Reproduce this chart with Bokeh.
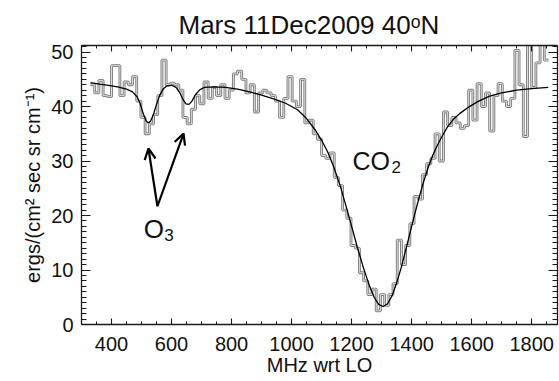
from bokeh.plotting import figure
from bokeh.models import (LinearAxis, Range1d, Label, Arrow, OpenHead,
                          SingleIntervalTicker, CustomJSTickFormatter)
from bokeh.embed import file_html
from bokeh.resources import INLINE

FONT = "Liberation Sans"

# ---- data ----
# observed spectrum, 14 MHz channels starting at 330 MHz
bin_start_mhz = 330
bin_width_mhz = 14
observed = [
    44.0, 42.5, 44.8, 42.0, 41.8, 47.5, 47.5, 42.0, 44.5, 44.0,
    45.5, 41.0, 38.0, 35.0, 36.8, 38.5, 42.0, 48.5, 44.0, 44.3,
    44.0, 43.0, 38.0, 36.8, 39.5, 42.0, 40.5, 44.5, 41.5, 43.5,
    42.0, 44.0, 41.5, 43.0, 46.0, 46.5, 45.0, 42.5, 44.0, 39.0,
    42.5, 43.0, 42.5, 42.0, 41.0, 38.0, 41.5, 45.5, 41.0, 40.0,
    45.0, 37.0, 37.5, 35.0, 34.0, 31.0, 30.5, 31.5, 27.0, 25.5,
    21.0, 19.5, 14.5, 14.0, 9.5, 8.0, 5.5, 6.5, 2.5, 5.5,
    3.5, 5.5, 7.5, 15.5, 11.0, 14.5, 18.5, 23.5, 23.0, 27.5,
    29.5, 30.5, 35.0, 30.0, 39.0, 36.5, 38.0, 37.0, 36.0, 36.5,
    43.0, 37.5, 44.2, 40.0, 42.5, 35.5, 42.0, 44.2, 41.0, 40.0,
    41.5, 50.3, 44.0, 34.5, 52.0, 43.5, 48.0, 52.0, 48.5,
]

# fitted model (smooth curve)
model_mhz = [
    330, 360, 390, 420, 450, 470, 485, 495, 505, 515, 522, 530, 540, 550,
    560, 572, 585, 600, 615, 628, 638, 648, 658, 668, 680, 695, 710, 740,
    780, 820, 860, 900, 940, 980, 1020, 1050, 1080, 1100, 1120, 1140, 1160,
    1180, 1200, 1220, 1240, 1260, 1275, 1290, 1305, 1320, 1335, 1350, 1365,
    1380, 1395, 1410, 1425, 1440, 1455, 1470, 1485, 1500, 1520, 1540, 1560,
    1590, 1620, 1660, 1700, 1750, 1800, 1855,
]
model_flux = [
    44.4, 44.1, 43.9, 43.6, 43.2, 42.7, 41.8, 40.6, 38.8, 37.4, 37.0, 37.3, 38.6, 40.4,
    42.0, 43.2, 43.8, 43.9, 43.5, 42.5, 41.3, 40.5, 40.4, 41.0, 42.2, 43.1, 43.5, 43.6,
    43.5, 43.2, 42.7, 42.1, 41.4, 40.6, 39.4, 37.8, 35.6, 33.8, 31.7, 29.0, 25.8,
    22.0, 18.0, 14.0, 10.3, 7.0, 5.0, 3.7, 3.3, 3.8, 5.3, 7.6, 10.4,
    13.6, 16.9, 20.2, 23.3, 26.2, 28.8, 31.0, 32.8, 34.4, 36.3, 37.7, 38.7,
    39.9, 40.9, 41.9, 42.5, 43.0, 43.3, 43.5,
]

x_range_mhz = (300, 1886)
y_range_flux = (0, 51.2)
x_tick_step = 200
y_tick_step = 10

title_text = "Mars 11Dec2009 40\u1d52N"
x_label = "MHz wrt LO"
y_label = "ergs/(cm\u00b2 sec sr cm\u207b\u00b9)"

# annotation anchors (data units)
o3_tail = (553, 21.7)
o3_heads = [(523, 32.3), (640, 35.05)]

# ---- build ----
edges = [bin_start_mhz + bin_width_mhz * i for i in range(len(observed) + 1)]
step_vals = observed + [observed[-1]]

p = figure(width=559, height=381,
           x_range=Range1d(*x_range_mhz), y_range=Range1d(*y_range_flux),
           output_backend="svg", toolbar_location=None,
           min_border_left=81, min_border_right=2, min_border_top=45, min_border_bottom=57)
p.xgrid.visible = False
p.ygrid.visible = False
p.outline_line_color = None
p.background_fill_color = "white"
p.border_fill_color = "white"

p.title.text = title_text
p.title.text_font = FONT
p.title.text_font_size = "26px"
p.title.text_font_style = "normal"
p.title.text_color = "#111111"
p.title.align = "left"
p.title.offset = 97
p.title.standoff = 12

p.step(edges, step_vals, mode="after", line_color="#7a7a7a", line_width=2.8)
p.step(edges, step_vals, mode="after", line_color="#dedede", line_width=1)
p.line(model_mhz, model_flux, line_color="black", line_width=1.3)

def style(ax, major_in, minor_in, show_labels):
    ax.axis_line_color = "#1a1a1a"
    ax.axis_line_width = 1.3
    ax.major_tick_in = major_in
    ax.major_tick_out = 0
    ax.minor_tick_in = minor_in
    ax.minor_tick_out = 0
    ax.major_tick_line_color = "#1a1a1a"
    ax.minor_tick_line_color = "#1a1a1a"
    ax.major_tick_line_width = 1.1
    ax.minor_tick_line_width = 1.0
    if show_labels:
        ax.major_label_text_font = FONT
        ax.major_label_text_font_size = "20px"
        ax.major_label_text_color = "#111111"
    else:
        ax.formatter = CustomJSTickFormatter(code="return ''")
        ax.major_label_text_font_size = "0px"
        ax.major_label_standoff = 0

p.xaxis.ticker = SingleIntervalTicker(interval=x_tick_step, num_minor_ticks=4)
p.yaxis.ticker = SingleIntervalTicker(interval=y_tick_step, num_minor_ticks=10)
style(p.xaxis[0], 6, 3, True)
style(p.yaxis[0], 9, 5, True)
p.xaxis.major_label_standoff = 12
p.yaxis.major_label_standoff = 8

for ax, txt, so in ((p.xaxis[0], x_label, 0), (p.yaxis[0], y_label, 4)):
    ax.axis_label = txt
    ax.axis_label_text_font = FONT
    ax.axis_label_text_font_size = "20px"
    ax.axis_label_text_font_style = "normal"
    ax.axis_label_text_color = "#111111"
    ax.axis_label_standoff = so

top = LinearAxis(ticker=SingleIntervalTicker(interval=x_tick_step, num_minor_ticks=4))
right = LinearAxis(ticker=SingleIntervalTicker(interval=y_tick_step, num_minor_ticks=10))
style(top, 6, 3, False)
style(right, 9, 5, False)
p.add_layout(top, "above")
p.add_layout(right, "right")

def lab(x, y, text, size):
    p.add_layout(Label(x=x, y=y, text=text, text_font=FONT, text_font_size=size,
                       text_align="left", text_baseline="alphabetic", text_color="#111111"))

# molecule labels
lab(1203, 30.0, "CO", "25px")
lab(1333, 28.9, "2", "17px")
lab(507, 17.6, "O", "26px")
lab(576, 16.5, "3", "17px")

for hx, hy in o3_heads:
    p.add_layout(Arrow(x_start=o3_tail[0], y_start=o3_tail[1], x_end=hx, y_end=hy,
                       line_color="black", line_width=2.2,
                       end=OpenHead(size=11, line_color="black", line_width=2.2)))

open("out.html", "w").write(file_html(p, INLINE))
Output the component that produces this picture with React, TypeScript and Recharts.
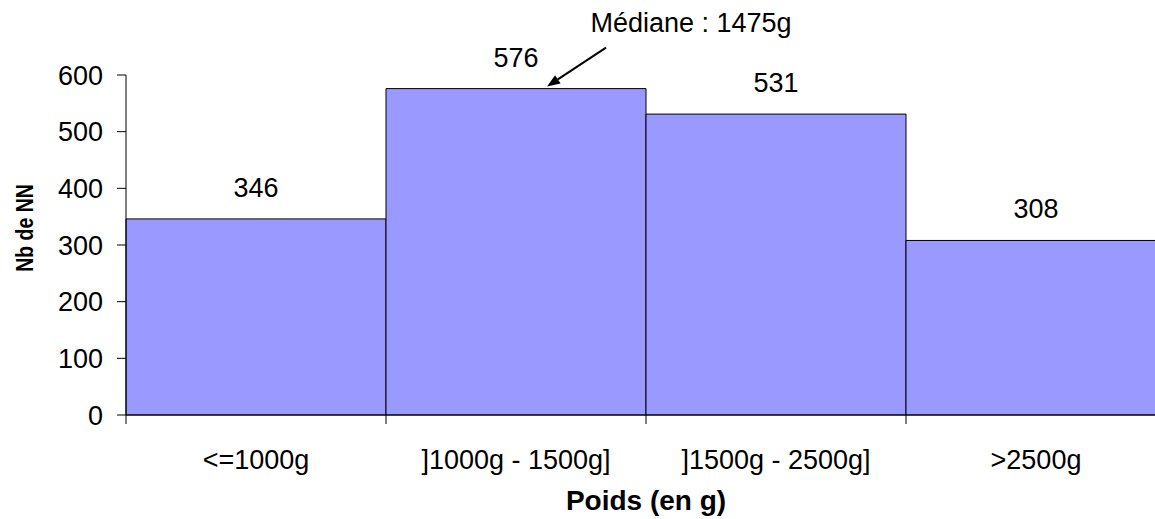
import { Bar, BarChart, LabelList, ReferenceDot, XAxis, YAxis } from "recharts";

const categories = ["<=1000g", "]1000g - 1500g]", "]1500g - 2500g]", ">2500g"];
const counts = [346, 576, 531, 308];
const yTicks = [0, 100, 200, 300, 400, 500, 600];
const medianCategory = "]1000g - 1500g]";
const medianValue = 576;
const medianText = "Médiane : 1475g";

const FONT = '"Liberation Sans", Arial, sans-serif';

const data = categories.map((name, i) => ({ name, count: counts[i] }));

function CategoryTick(props: any) {
  const { x, y, payload } = props;
  const half = payload?.offset ?? 130;
  const axisY = y - 35;
  return (
    <g>
      <line x1={x - half} y1={axisY} x2={x - half} y2={axisY + 9} stroke="#000" strokeWidth={1} />
      <text x={x} y={y} dy="0.71em" textAnchor="middle" fontSize={27} fontFamily={FONT} fill="#000">
        {payload.value}
      </text>
    </g>
  );
}

function MedianArrow(props: any) {
  const { cx, cy } = props;
  const tipX = cx + 31;
  const tipY = cy - 2;
  const tailX = cx + 90;
  const tailY = cy - 41;
  const ang = Math.atan2(tipY - tailY, tipX - tailX);
  const len = 13;
  const w = 5;
  const bx = tipX - len * Math.cos(ang);
  const by = tipY - len * Math.sin(ang);
  const p1 = `${bx + w * Math.sin(ang)},${by - w * Math.cos(ang)}`;
  const p2 = `${bx - w * Math.sin(ang)},${by + w * Math.cos(ang)}`;
  return (
    <g>
      <line x1={tailX} y1={tailY} x2={bx} y2={by} stroke="#000" strokeWidth={2} />
      <polygon points={`${tipX},${tipY} ${p1} ${p2}`} fill="#000" />
      <text x={cx + 175} y={cy - 57} textAnchor="middle" fontSize={27} fontFamily={FONT} fill="#000">
        {medianText}
      </text>
    </g>
  );
}

export default function App() {
  return (
    <div
      style={{
        position: "absolute",
        left: 0,
        top: 0,
        width: 1155,
        height: 519,
        overflow: "hidden",
        background: "#fff",
      }}
    >
      <BarChart
        width={1166}
        height={519}
        data={data}
        margin={{ top: 75, right: 0, bottom: 0, left: 0 }}
        barCategoryGap={0}
      >
        <XAxis
          dataKey="name"
          height={104}
          axisLine={{ stroke: "#000" }}
          tickLine={false}
          tickSize={9}
          tickMargin={26}
          tick={<CategoryTick />}
          interval={0}
          label={({ viewBox }: any) => (
            <text
              x={viewBox.x + viewBox.width / 2}
              y={510}
              textAnchor="middle"
              fontSize={28}
              fontWeight="bold"
              fontFamily={FONT}
              fill="#000"
            >
              Poids (en g)
            </text>
          )}
        />
        <YAxis
          width={126}
          domain={[0, 600]}
          ticks={yTicks}
          interval={0}
          axisLine={{ stroke: "#000" }}
          tickLine={{ stroke: "#000" }}
          tickSize={9}
          tickMargin={14}
          tick={{ fill: "#000", fontSize: 27, fontFamily: FONT }}
          label={({ viewBox }: any) => {
            const lx = 33;
            const ly = viewBox.y + viewBox.height / 2 - 17;
            return (
              <text
                x={0}
                y={0}
                transform={`translate(${lx}, ${ly}) rotate(-90) scale(1, 1.2)`}
                textAnchor="middle"
                fontSize={19.5}
                fontWeight="bold"
                fontFamily={FONT}
                fill="#000"
              >
                Nb de NN
              </text>
            );
          }}
        />
        <Bar dataKey="count" fill="#9999FF" stroke="#000" strokeWidth={1} isAnimationActive={false}>
          <LabelList
            dataKey="count"
            position="top"
            offset={22}
            fill="#000"
            fontSize={27}
            fontFamily={FONT}
          />
        </Bar>
        <ReferenceDot
          x={medianCategory}
          y={medianValue}
          r={0}
          ifOverflow="visible"
          shape={(p: any) => <MedianArrow {...p} />}
        />
      </BarChart>
    </div>
  );
}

□ □ □

■ Aim of the exercise:
From the data, pick out every line that includes "picture".

■ Final result:
Output the component that produces this picture with React, TypeScript and Recharts.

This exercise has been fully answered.